The input:
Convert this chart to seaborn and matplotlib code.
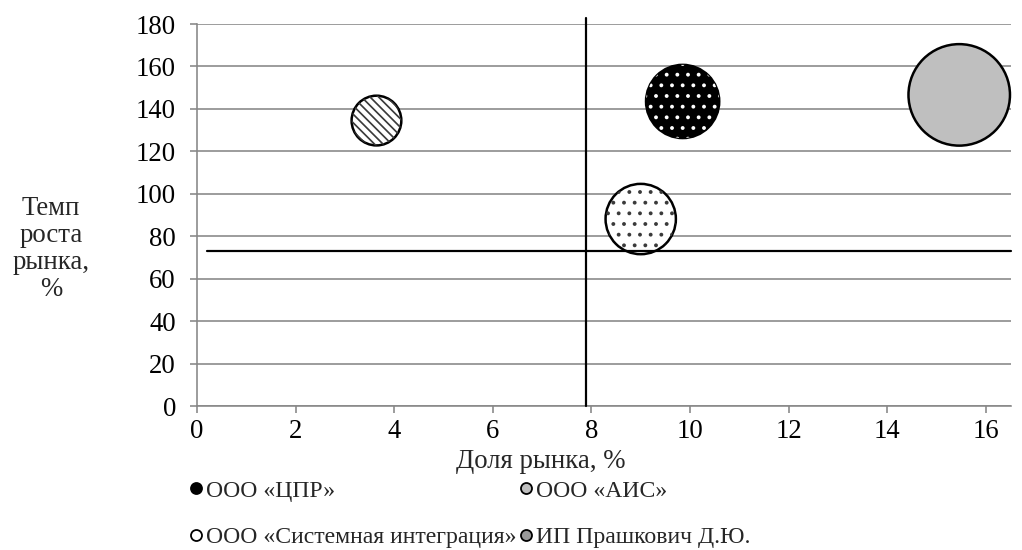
import matplotlib
matplotlib.use("Agg")
import matplotlib.pyplot as plt
from matplotlib.lines import Line2D
import pandas as pd
import seaborn as sns

# --- data -------------------------------------------------------------
companies = ["ООО «ЦПР»", "ООО «АИС»", "ООО «Системная интеграция»", "ИП Прашкович Д.Ю."]
market_share = [9.85, 15.46, 9.0, 3.64]        # Доля рынка, %
growth_rate = [143.5, 146.6, 88.1, 134.5]      # Темп роста рынка, %
bubble_size = [52, 100, 48, 24]                # relative bubble weight

# quadrant dividers
share_divider_x = [7.89, 7.89]
share_divider_y = [0, 182.8]
growth_divider_x = [0.2, 16.5]
growth_divider_y = [73.2, 73.2]

x_ticks = [0, 2, 4, 6, 8, 10, 12, 14, 16]
y_ticks = [0, 20, 40, 60, 80, 100, 120, 140, 160, 180]

# --- styling ----------------------------------------------------------
DPI = 128
W, H = 1022, 550


def px(v):
    """pixels -> points at the figure dpi"""
    return v * 72 / DPI


face_colors = ["black", "#bfbfbf", "white", "white"]
hatch_styles = [("..", "white"), (None, None), ("..", "#3a3a3a"), ("\\\\\\\\\\", "#3a3a3a")]
legend_faces = ["black", "#bfbfbf", "white", "#9a9a9a"]

sns.set_theme(style="white")
plt.rcParams["font.family"] = ["Liberation Serif", "DejaVu Serif"]
plt.rcParams["hatch.linewidth"] = px(1.7)

grid_gray = "#878787"
fs_axis = px(26.7)
fs_legend = px(23.8)

fig = plt.figure(figsize=(W / DPI, H / DPI), dpi=DPI)
ax = fig.add_axes([197 / W, 1 - 406 / H, (1010.5 - 197) / W, (406 - 24) / H])

df = pd.DataFrame({
    "company": companies,
    "share": market_share,
    "growth": growth_rate,
    "size": bubble_size,
})

s_max = px(101.5) ** 2

sns.scatterplot(
    data=df, x="share", y="growth", hue="company",
    palette=dict(zip(companies, face_colors)),
    size="size", sizes=(0, s_max), size_norm=(0, 100),
    edgecolor="black", linewidth=px(2.5), legend=False,
    ax=ax, clip_on=False, zorder=3,
)

# pattern fills on top of the solid bubbles
for i, (hatch, hcolor) in enumerate(hatch_styles):
    if hatch is None:
        continue
    sns.scatterplot(
        data=df.iloc[[i]], x="share", y="growth",
        size="size", sizes=(0, s_max), size_norm=(0, 100),
        color="white", edgecolor=hcolor, linewidth=0, legend=False,
        ax=ax, clip_on=False, zorder=3.5,
    )
    coll = ax.collections[-1]
    coll.set_facecolor("none")
    coll.set_hatch(hatch)

# quadrant dividers
ax.plot(share_divider_x, share_divider_y, color="black", lw=px(2.2),
        clip_on=False, zorder=4)
ax.plot(growth_divider_x, growth_divider_y, color="black", lw=px(2.2),
        clip_on=False, zorder=4)

# --- axes -------------------------------------------------------------
ax.set_xlim(0, 16.5)
ax.set_ylim(0, 180)
ax.set_xticks(x_ticks)
ax.set_yticks(y_ticks)
ax.set_xticklabels([str(t) for t in x_ticks])
ax.set_yticklabels([str(t) for t in y_ticks])
ax.set_xlabel("")
ax.set_ylabel("")

ax.yaxis.grid(True, color=grid_gray, lw=px(1.6))
ax.xaxis.grid(False)
ax.set_axisbelow(True)
for side in ("top", "right"):
    ax.spines[side].set_visible(False)
for side in ("left", "bottom"):
    ax.spines[side].set_color(grid_gray)
    ax.spines[side].set_linewidth(px(1.6))

ax.tick_params(axis="both", which="major", bottom=True, left=True,
               direction="out", length=px(7), width=px(1.6), color=grid_gray,
               labelsize=fs_axis, labelcolor="black")
ax.tick_params(axis="y", pad=px(14))
ax.tick_params(axis="x", pad=px(6))

fig.text(51 / W, 1 - 249 / H, "Темп\nроста\nрынка,\n%", ha="center", va="center",
         multialignment="center", fontsize=fs_axis, linespacing=1.1)
fig.text(541 / W, 1 - 461 / H, "Доля рынка, %", ha="center", va="center",
         fontsize=fs_axis)

# --- legend (row-wise order in two columns) ---------------------------
handles = [
    Line2D([], [], marker="o", linestyle="none", markersize=px(11),
           markerfacecolor=fc, markeredgecolor="black", markeredgewidth=px(1.8))
    for fc in legend_faces
]
order = [0, 2, 1, 3]
fig.legend([handles[i] for i in order], [companies[i] for i in order],
           ncol=2, loc="upper left", bbox_to_anchor=(189 / W, 1 - 480 / H),
           frameon=False, fontsize=fs_legend, handlelength=0.55,
           handletextpad=0.15, columnspacing=0.12, labelspacing=1.05,
           borderaxespad=0, borderpad=0)

fig.savefig("out.png", dpi=DPI)
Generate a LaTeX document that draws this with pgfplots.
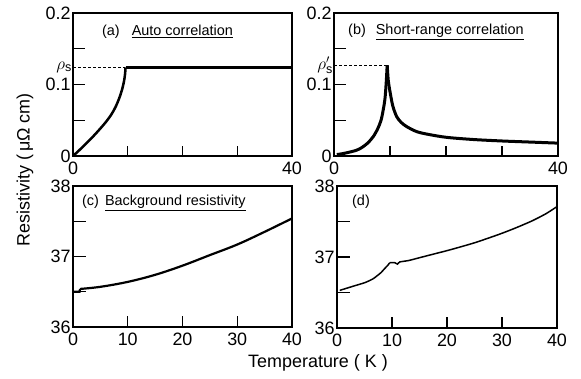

Instruction: Make an exact copy of every record, pictures excluded.

Solution below:
Convert this chart to seaborn and matplotlib code.
import matplotlib
matplotlib.use("Agg")
import matplotlib.pyplot as plt
from matplotlib.lines import Line2D
import pandas as pd
import seaborn as sns

# --- data -------------------------------------------------------------
companies = ["ООО «ЦПР»", "ООО «АИС»", "ООО «Системная интеграция»", "ИП Прашкович Д.Ю."]
market_share = [9.85, 15.46, 9.0, 3.64]        # Доля рынка, %
growth_rate = [143.5, 146.6, 88.1, 134.5]      # Темп роста рынка, %
bubble_size = [52, 100, 48, 24]                # relative bubble weight

# quadrant dividers
share_divider_x = [7.89, 7.89]
share_divider_y = [0, 182.8]
growth_divider_x = [0.2, 16.5]
growth_divider_y = [73.2, 73.2]

x_ticks = [0, 2, 4, 6, 8, 10, 12, 14, 16]
y_ticks = [0, 20, 40, 60, 80, 100, 120, 140, 160, 180]

# --- styling ----------------------------------------------------------
DPI = 128
W, H = 1022, 550


def px(v):
    """pixels -> points at the figure dpi"""
    return v * 72 / DPI


face_colors = ["black", "#bfbfbf", "white", "white"]
hatch_styles = [("..", "white"), (None, None), ("..", "#3a3a3a"), ("\\\\\\\\\\", "#3a3a3a")]
legend_faces = ["black", "#bfbfbf", "white", "#9a9a9a"]

sns.set_theme(style="white")
plt.rcParams["font.family"] = ["Liberation Serif", "DejaVu Serif"]
plt.rcParams["hatch.linewidth"] = px(1.7)

grid_gray = "#878787"
fs_axis = px(26.7)
fs_legend = px(23.8)

fig = plt.figure(figsize=(W / DPI, H / DPI), dpi=DPI)
ax = fig.add_axes([197 / W, 1 - 406 / H, (1010.5 - 197) / W, (406 - 24) / H])

df = pd.DataFrame({
    "company": companies,
    "share": market_share,
    "growth": growth_rate,
    "size": bubble_size,
})

s_max = px(101.5) ** 2

sns.scatterplot(
    data=df, x="share", y="growth", hue="company",
    palette=dict(zip(companies, face_colors)),
    size="size", sizes=(0, s_max), size_norm=(0, 100),
    edgecolor="black", linewidth=px(2.5), legend=False,
    ax=ax, clip_on=False, zorder=3,
)

# pattern fills on top of the solid bubbles
for i, (hatch, hcolor) in enumerate(hatch_styles):
    if hatch is None:
        continue
    sns.scatterplot(
        data=df.iloc[[i]], x="share", y="growth",
        size="size", sizes=(0, s_max), size_norm=(0, 100),
        color="white", edgecolor=hcolor, linewidth=0, legend=False,
        ax=ax, clip_on=False, zorder=3.5,
    )
    coll = ax.collections[-1]
    coll.set_facecolor("none")
    coll.set_hatch(hatch)

# quadrant dividers
ax.plot(share_divider_x, share_divider_y, color="black", lw=px(2.2),
        clip_on=False, zorder=4)
ax.plot(growth_divider_x, growth_divider_y, color="black", lw=px(2.2),
        clip_on=False, zorder=4)

# --- axes -------------------------------------------------------------
ax.set_xlim(0, 16.5)
ax.set_ylim(0, 180)
ax.set_xticks(x_ticks)
ax.set_yticks(y_ticks)
ax.set_xticklabels([str(t) for t in x_ticks])
ax.set_yticklabels([str(t) for t in y_ticks])
ax.set_xlabel("")
ax.set_ylabel("")

ax.yaxis.grid(True, color=grid_gray, lw=px(1.6))
ax.xaxis.grid(False)
ax.set_axisbelow(True)
for side in ("top", "right"):
    ax.spines[side].set_visible(False)
for side in ("left", "bottom"):
    ax.spines[side].set_color(grid_gray)
    ax.spines[side].set_linewidth(px(1.6))

ax.tick_params(axis="both", which="major", bottom=True, left=True,
               direction="out", length=px(7), width=px(1.6), color=grid_gray,
               labelsize=fs_axis, labelcolor="black")
ax.tick_params(axis="y", pad=px(14))
ax.tick_params(axis="x", pad=px(6))

fig.text(51 / W, 1 - 249 / H, "Темп\nроста\nрынка,\n%", ha="center", va="center",
         multialignment="center", fontsize=fs_axis, linespacing=1.1)
fig.text(541 / W, 1 - 461 / H, "Доля рынка, %", ha="center", va="center",
         fontsize=fs_axis)

# --- legend (row-wise order in two columns) ---------------------------
handles = [
    Line2D([], [], marker="o", linestyle="none", markersize=px(11),
           markerfacecolor=fc, markeredgecolor="black", markeredgewidth=px(1.8))
    for fc in legend_faces
]
order = [0, 2, 1, 3]
fig.legend([handles[i] for i in order], [companies[i] for i in order],
           ncol=2, loc="upper left", bbox_to_anchor=(189 / W, 1 - 480 / H),
           frameon=False, fontsize=fs_legend, handlelength=0.55,
           handletextpad=0.15, columnspacing=0.12, labelspacing=1.05,
           borderaxespad=0, borderpad=0)

fig.savefig("out.png", dpi=DPI)
Generate a LaTeX document that draws this with pgfplots.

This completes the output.